Rising transaction limits have significantly enhanced the adoption of instant payment services. According to Red Compass Labs research, over 80% of senior payments professionals from U.S. banks report that increasing the RTP transaction limit to $10 million has improved its attractiveness. Smaller banks, with between 500 and 2,000 employees, are even more supportive, with 88% saying the new limits have helped. Additionally, another 84% believe raising FedNow’s cap will further boost its appeal.

The Clearing House has identified several use cases that could benefit from the increased limit. These include commercial and high-value residential real estate payments, merchant settlements, supply chain payments, and cash consolidation. RTP’s first $10 million transaction was made on behalf of Computershare, a global transfer agent, to another of its company accounts.

Consumer Demand Surges

The demand for instant payment services is on the rise. Red Compass research indicates that almost half of the surveyed banks are now experiencing high demand from corporate clients—three times the percentage reported in last year’s survey. Mid-sized banks, especially those with between 2,000 and 10,000 employees, are facing significant pressure due to this growing demand.
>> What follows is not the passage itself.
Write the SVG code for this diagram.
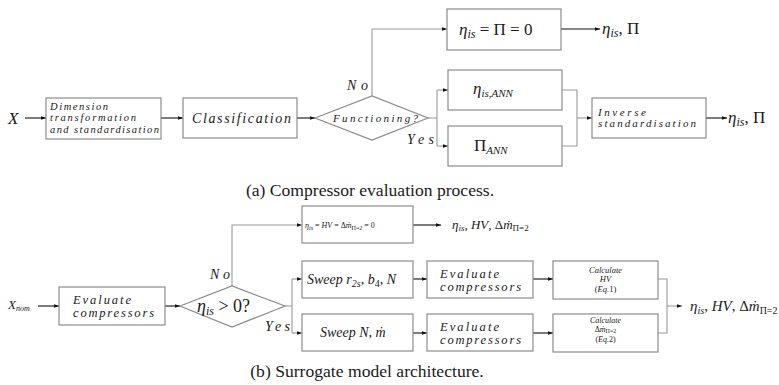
<svg xmlns="http://www.w3.org/2000/svg" width="779" height="385" viewBox="0 0 779 385" font-family="'Liberation Serif','Times New Roman',Times,'Noto Serif','DejaVu Serif',serif">
<style>
text{font-family:'Liberation Serif','Times New Roman',Times,'Noto Serif','DejaVu Serif',serif;fill:#1a1a1a}
.it{font-style:italic}
.box{fill:#fff;stroke:#8c8c8c;stroke-width:1.2}
.dk{fill:none;stroke:#111;stroke-width:1.1}
.gr{fill:none;stroke:#9a9a9a;stroke-width:1.1}
.cap{font-size:17.6px;text-anchor:middle}
.sub{font-style:italic}
</style>
<defs>
<marker id="ah" viewBox="0 0 6 6" refX="6" refY="3" markerWidth="5" markerHeight="5" orient="auto" markerUnits="userSpaceOnUse"><path d="M0,0.8 L6,3 L0,5.2 z" fill="#111"/></marker>
</defs>
<rect width="779" height="385" fill="#fff"/>

<g id="connectors">
<line class="dk" x1="25" y1="118" x2="46" y2="118" marker-end="url(#ah)"/>
<line class="dk" x1="161" y1="118" x2="183" y2="118" marker-end="url(#ah)"/>
<line class="dk" x1="297" y1="118" x2="315" y2="118" marker-end="url(#ah)"/>
<path class="gr" d="M372,96 V29 H447" marker-end="url(#ah)"/>
<line class="dk" x1="561" y1="29" x2="600" y2="29" marker-end="url(#ah)"/>
<path class="gr" d="M428,118 H437 M437,90 V146"/>
<path class="gr" d="M437,90 H448" marker-end="url(#ah)"/>
<path class="gr" d="M437,146 H448" marker-end="url(#ah)"/>
<path class="gr" d="M562,90 H577 V146 H562"/>
<path class="gr" d="M577,118 H592" marker-end="url(#ah)"/>
<line class="dk" x1="706" y1="118" x2="727" y2="118" marker-end="url(#ah)"/>
<line class="dk" x1="38" y1="306" x2="59" y2="306" marker-end="url(#ah)"/>
<line class="dk" x1="165" y1="306" x2="180" y2="306" marker-end="url(#ah)"/>
<path class="gr" d="M232,286 V225 H302" marker-end="url(#ah)"/>
<line class="dk" x1="413" y1="225" x2="441" y2="225" marker-end="url(#ah)"/>
<path class="gr" d="M285,306 H292 M292,279 V333"/>
<path class="gr" d="M292,279 H302" marker-end="url(#ah)"/>
<path class="gr" d="M292,333 H302" marker-end="url(#ah)"/>
<line class="dk" x1="413" y1="279" x2="427" y2="279" marker-end="url(#ah)"/>
<line class="dk" x1="413" y1="333" x2="427" y2="333" marker-end="url(#ah)"/>
<line class="dk" x1="533" y1="279" x2="553" y2="279" marker-end="url(#ah)"/>
<line class="dk" x1="533" y1="333" x2="553" y2="333" marker-end="url(#ah)"/>
<path class="gr" d="M658,279 H667 V333 H658"/>
<path class="gr" d="M667,306 H682" marker-end="url(#ah)"/>
</g>

<g id="in-a"><text x="8" y="124" class="it" font-size="17">X</text></g>
<g id="dimension">
<rect class="box" x="46" y="98" width="115" height="41"/>
<text class="it" font-size="10.5" x="50" y="109.5" textLength="58" lengthAdjust="spacing">Dimension</text>
<text class="it" font-size="10.5" x="50" y="121" textLength="86" lengthAdjust="spacing">transformation</text>
<text class="it" font-size="10.5" x="50" y="132.5" textLength="109" lengthAdjust="spacing">and standardisation</text>
</g>
<g id="classification">
<rect class="box" x="183" y="98" width="114" height="40"/>
<text class="it" font-size="14" x="192" y="123" textLength="99" lengthAdjust="spacing">Classification</text>
</g>
<g id="functioning">
<polygon class="box" points="315,118 372,96 428,118 372,140"/>
<text class="it" font-size="11" x="333" y="122" textLength="85" lengthAdjust="spacing">Functioning?</text>
<text class="it" font-size="14" x="347" y="90" textLength="21" lengthAdjust="spacing">No</text>
<text class="it" font-size="14" x="407" y="144" textLength="27" lengthAdjust="spacing">Yes</text>
</g>
<g id="zero-a">
<rect class="box" x="447" y="9" width="114" height="41"/>
<text font-size="17" x="459" y="35"><tspan class="it">η</tspan><tspan class="sub" font-size="12" dy="3">is</tspan><tspan dy="-3"> = Π = 0</tspan></text>
</g>
<g id="out-a1"><text font-size="17" x="602" y="34"><tspan class="it">η</tspan><tspan class="sub" font-size="12" dy="3">is</tspan><tspan dy="-3">, Π</tspan></text></g>
<g id="eta-ann">
<rect class="box" x="448" y="70" width="114" height="40"/>
<text font-size="17" x="473" y="94"><tspan class="it">η</tspan><tspan class="sub" font-size="11" dy="3">is,ANN</tspan></text>
</g>
<g id="pi-ann">
<rect class="box" x="448" y="126" width="114" height="40"/>
<text font-size="17" x="474" y="151">Π<tspan class="sub" font-size="11" dy="3">ANN</tspan></text>
</g>
<g id="inverse">
<rect class="box" x="592" y="98" width="114" height="40"/>
<text class="it" font-size="11" x="598" y="116" textLength="48" lengthAdjust="spacing">Inverse</text>
<text class="it" font-size="11" x="598" y="127" textLength="98" lengthAdjust="spacing">standardisation</text>
</g>
<g id="out-a2"><text font-size="17" x="728" y="123"><tspan class="it">η</tspan><tspan class="sub" font-size="12" dy="3">is</tspan><tspan dy="-3">, Π</tspan></text></g>

<g id="caption-a"><text class="cap" x="370" y="196">(a) Compressor evaluation process.</text></g>

<g id="in-b"><text font-size="13" x="8" y="309"><tspan class="it">X</tspan><tspan class="sub" font-size="8" dy="2">nom</tspan></text></g>
<g id="evaluate0">
<rect class="box" x="59" y="287" width="106" height="38"/>
<text class="it" font-size="12.5" x="73" y="303.5" textLength="58" lengthAdjust="spacing">Evaluate</text>
<text class="it" font-size="12.5" x="73" y="316.5" textLength="81" lengthAdjust="spacing">compressors</text>
</g>
<g id="eta-pos">
<polygon class="box" points="180,306 232,286 285,306 232,327"/>
<text font-size="18" x="197" y="312"><tspan class="it">η</tspan><tspan class="sub" font-size="12" dy="3">is</tspan><tspan dy="-3"> &gt; 0?</tspan></text>
<text class="it" font-size="14" x="210" y="279" textLength="20" lengthAdjust="spacing">No</text>
<text class="it" font-size="14" x="265" y="331" textLength="25" lengthAdjust="spacing">Yes</text>
</g>
<g id="zero-b">
<rect class="box" x="302" y="206" width="111" height="37"/>
<text font-size="8" x="305" y="228" fill="#444"><tspan class="it">η</tspan><tspan class="sub" font-size="6" dy="1.5">is</tspan><tspan dy="-1.5"> = </tspan><tspan class="it">HV</tspan><tspan> = Δ</tspan><tspan class="it">ṁ</tspan><tspan font-size="6" dy="1.5">Π=2</tspan><tspan dy="-1.5"> = 0</tspan></text>
</g>
<g id="out-b1"><text font-size="13" x="452" y="229"><tspan class="it">η</tspan><tspan class="sub" font-size="9" dy="2">is</tspan><tspan dy="-2">, </tspan><tspan class="it">HV</tspan><tspan>, Δ</tspan><tspan class="it">ṁ</tspan><tspan font-size="9" dy="2">Π=2</tspan></text></g>
<g id="sweep1">
<rect class="box" x="302" y="261" width="111" height="37"/>
<text font-size="14" x="307" y="284"><tspan class="it">Sweep r</tspan><tspan class="sub" font-size="10" dy="3">2s</tspan><tspan dy="-3">, </tspan><tspan class="it">b</tspan><tspan font-size="10" dy="3">4</tspan><tspan dy="-3">, </tspan><tspan class="it">N</tspan></text>
</g>
<g id="sweep2">
<rect class="box" x="302" y="314" width="111" height="37"/>
<text font-size="14" x="320" y="337"><tspan class="it">Sweep N</tspan><tspan>, </tspan><tspan class="it">ṁ</tspan></text>
</g>
<g id="evaluate1">
<rect class="box" x="427" y="261" width="106" height="37"/>
<text class="it" font-size="12.5" x="440" y="277.5" textLength="59" lengthAdjust="spacing">Evaluate</text>
<text class="it" font-size="12.5" x="440" y="290.5" textLength="81" lengthAdjust="spacing">compressors</text>
</g>
<g id="evaluate2">
<rect class="box" x="427" y="314" width="106" height="37"/>
<text class="it" font-size="12.5" x="440" y="330.5" textLength="59" lengthAdjust="spacing">Evaluate</text>
<text class="it" font-size="12.5" x="440" y="343.5" textLength="81" lengthAdjust="spacing">compressors</text>
</g>
<g id="calc-hv" font-size="8.5" text-anchor="middle">
<rect class="box" x="553" y="261" width="105" height="38"/>
<text class="it" x="605.5" y="273" fill="#333">Calculate</text>
<text class="it" x="605.5" y="282" fill="#333">HV</text>
<text x="605.5" y="291.5" fill="#333">(<tspan class="it">Eq.</tspan>1)</text>
</g>
<g id="calc-dm" font-size="8" text-anchor="middle">
<rect class="box" x="553" y="314" width="105" height="38"/>
<text class="it" x="605.5" y="323" fill="#333">Calculate</text>
<text x="605.5" y="331.5" fill="#333">Δ<tspan class="it">ṁ</tspan><tspan font-size="6" dy="1">Π=2</tspan></text>
<text x="605.5" y="341.5" fill="#333">(<tspan class="it">Eq.</tspan>2)</text>
</g>
<g id="out-b2"><text font-size="15" x="690" y="311"><tspan class="it">η</tspan><tspan class="sub" font-size="10" dy="3">is</tspan><tspan dy="-3">, </tspan><tspan class="it">HV</tspan><tspan>, Δ</tspan><tspan class="it">ṁ</tspan><tspan font-size="10" dy="3">Π=2</tspan></text></g>

<g id="caption-b"><text class="cap" x="367" y="377">(b) Surrogate model architecture.</text></g>
</svg>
Perhaps more surprisingly, retail consumers are also driving increased demand for instant payments. While only 11% of respondents reported overwhelming demand from retail customers in last year’s survey, that figure has surged to 43% this year. This trend is most pronounced among the largest banks—those with more than 50,000 employees—who are under the greatest pressure.

Many banks are also increasingly worried about competition from fintechs, neobanks, and services like Zelle. Two-thirds of the largest banks say their instant payment strategies are significantly influenced by these competitive pressures.